The classical music world has been abuzz in recent weeks with a controversy that would appear to be more in keeping with corrupt corporate CEOs than with earnest classical artists and producers.
Well, perhaps it’s an overstatement to say the classical music “world” has been concerned with this scandal. I doubt that few classical music professionals, let alone average music lovers, had ever even heard of the late pianist Joyce Hatto outside of her native England. Until recently, that is.
That’s when it came to light that her rare and critically acclaimed recordings may have been faked by her husband. Details are available from a story at NPR’s web site. But suffice it to say that the performances CD reviewers in the English press had been gushing over appear to have been made by other artists, and simply copied onto CDs labeled with Hatto as the performer.
It’s tempting to poke fun at the gullibility of music critics and fans in this case, but the artists who have allegedly been plagiarized (if that term can be applied to musical performances) are artists who are actually well known, such as Vladimir Ashkenázy and Yefim Bronfman. They have long been earning rave reviews all on their own, without the poignant back story of Hatto, who struggled with cancer in her later years, even as her husband released these acclaimed recordings through his own company.
Still, the whole thing is a little reminiscent of the tale of The Emperor’s New Clothes, in which no one has the courage to tell the ruler that he’s actually naked, except for a little boy who doesn’t know any better. The contemporary twist on the tale provided by this case is that the “little boy” was reportedly the CD player on a personal computer. When a Joyce Hatto CD was loaded, the recording information displayed by the player was for another artist and recording altogether, arousing the suspicions of the listener and setting off the investigation.

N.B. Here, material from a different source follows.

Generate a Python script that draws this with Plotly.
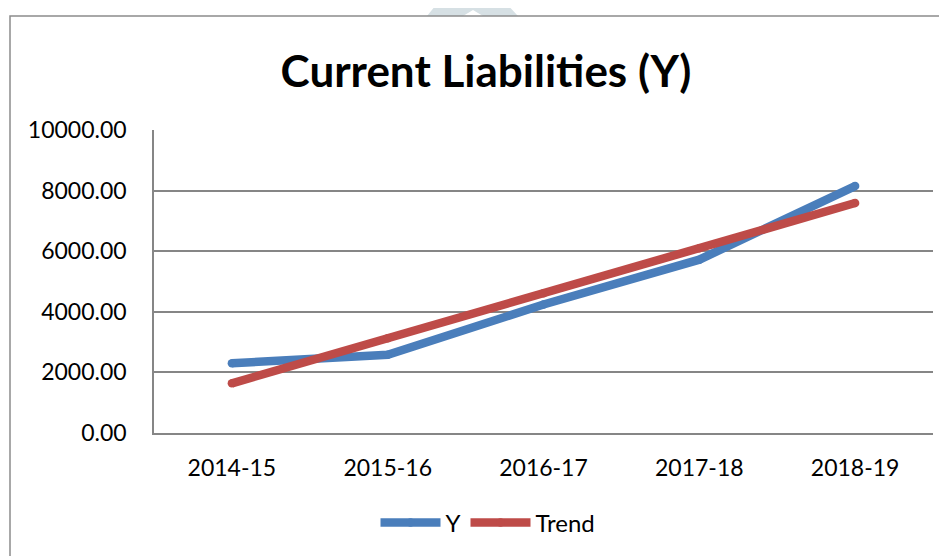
import plotly.graph_objects as go

categories = ["2014-15", "2015-16", "2016-17", "2017-18", "2018-19"]
y_values = [2300, 2580, 4240, 5720, 8150]
trend_values = [1640, 3130, 4610, 6100, 7590]
y_ticks = [0, 2000, 4000, 6000, 8000, 10000]
y_tick_labels = ["0.00", "2000.00", "4000.00", "6000.00", "8000.00", "10000.00"]

# page body has an 8px margin; work in screen coordinates and shift
OFF = 8
W, H = 947 - OFF, 556 - OFF
PL, PR, PT, PB = 154, 933, 130, 433  # plot area in screen px
L, T = PL - OFF, PT - OFF
R = W - (PR - OFF)
B = H - (PB - OFF)
PW, PH = PR - PL, PB - PT


def px(x):
    return (x - PL) / PW


def py(y):
    return (PB - y) / PH


fig = go.Figure()
fig.add_trace(go.Scatter(
    x=categories, y=y_values, name="Y", mode="lines+markers",
    line=dict(color="#4A7EBB", width=8.5),
    marker=dict(color="#4A7EBB", size=8.5, line=dict(width=0)),
))
fig.add_trace(go.Scatter(
    x=categories, y=trend_values, name="Trend", mode="lines+markers",
    line=dict(color="#BE4B48", width=8.5),
    marker=dict(color="#BE4B48", size=8.5, line=dict(width=0)),
))

font_family = "Lato, 'Liberation Sans', sans-serif"

fig.update_layout(
    width=W, height=H,
    margin=dict(l=L, r=R, t=T, b=B, autoexpand=False),
    paper_bgcolor="white", plot_bgcolor="white",
    font=dict(family=font_family, size=22, color="black"),
    title=dict(
        text="<b>Current Liabilities (Y)</b>",
        font=dict(family=font_family, size=44, color="black"),
        x=(486 - OFF) / W, xref="container", xanchor="center",
        y=1 - (72 - OFF) / H, yref="container", yanchor="middle",
    ),
    showlegend=True,
    legend=dict(
        orientation="h", x=px(488), xanchor="center",
        y=py(523), yanchor="middle",
        font=dict(family=font_family, size=24, color="black"),
        itemwidth=60, bgcolor="rgba(0,0,0,0)",
        tracegroupgap=0,
    ),
    xaxis=dict(
        type="category", range=[-0.5, len(categories) - 0.5],
        showgrid=False, showline=True, linecolor="#868686",
        linewidth=1.5, ticks="", ticklabelstandoff=14,
        tickfont=dict(family=font_family, size=23, color="black"),
    ),
    yaxis=dict(
        range=[0, 10000], tickvals=y_ticks, ticktext=y_tick_labels,
        showgrid=True, gridcolor="#868686", gridwidth=1.5,
        showline=True, linecolor="#868686", linewidth=1.5,
        zeroline=False, ticks="", ticklabelstandoff=21,
        tickfont=dict(family=font_family, size=23, color="black"),
    ),
    shapes=[
        dict(type="path", xref="paper", yref="paper", layer="below",
             path="M {},{} L {},{} L {},{} L {},{} L {},{} L {},{} L {},{} Z".format(
                 *[v for p in [(427, 16), (440, 0), (503, 0), (518, 16), (483, 16), (473, 10), (463, 16)]
                   for v in (px(p[0]), py(p[1]))]),
             fillcolor="#D6E0E4", line=dict(width=0)),
        dict(type="rect", xref="paper", yref="paper", layer="below",
             x0=px(10), x1=px(980), y0=py(600), y1=py(16),
             line=dict(color="#8C8C8C", width=1.5), fillcolor="rgba(0,0,0,0)"),
    ],
)

fig.write_html("out.html")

For the record, WDAV does not have any Joyce Hatto recordings, and I personally had never heard of her before this story surfaced. I’d love to be able to claim that our acute critical discernment accounts for that, but the truth is, we just never received her CDs. WDAV gets most of its material from commercial distributors with whom we have established relationships. Increasingly over the past decade, small labels or the artists themselves also submit many of the recordings we get for consideration. If Joyce Hatto’s husband had known of us, chances are we’d have her CDs in our library and on our air, too.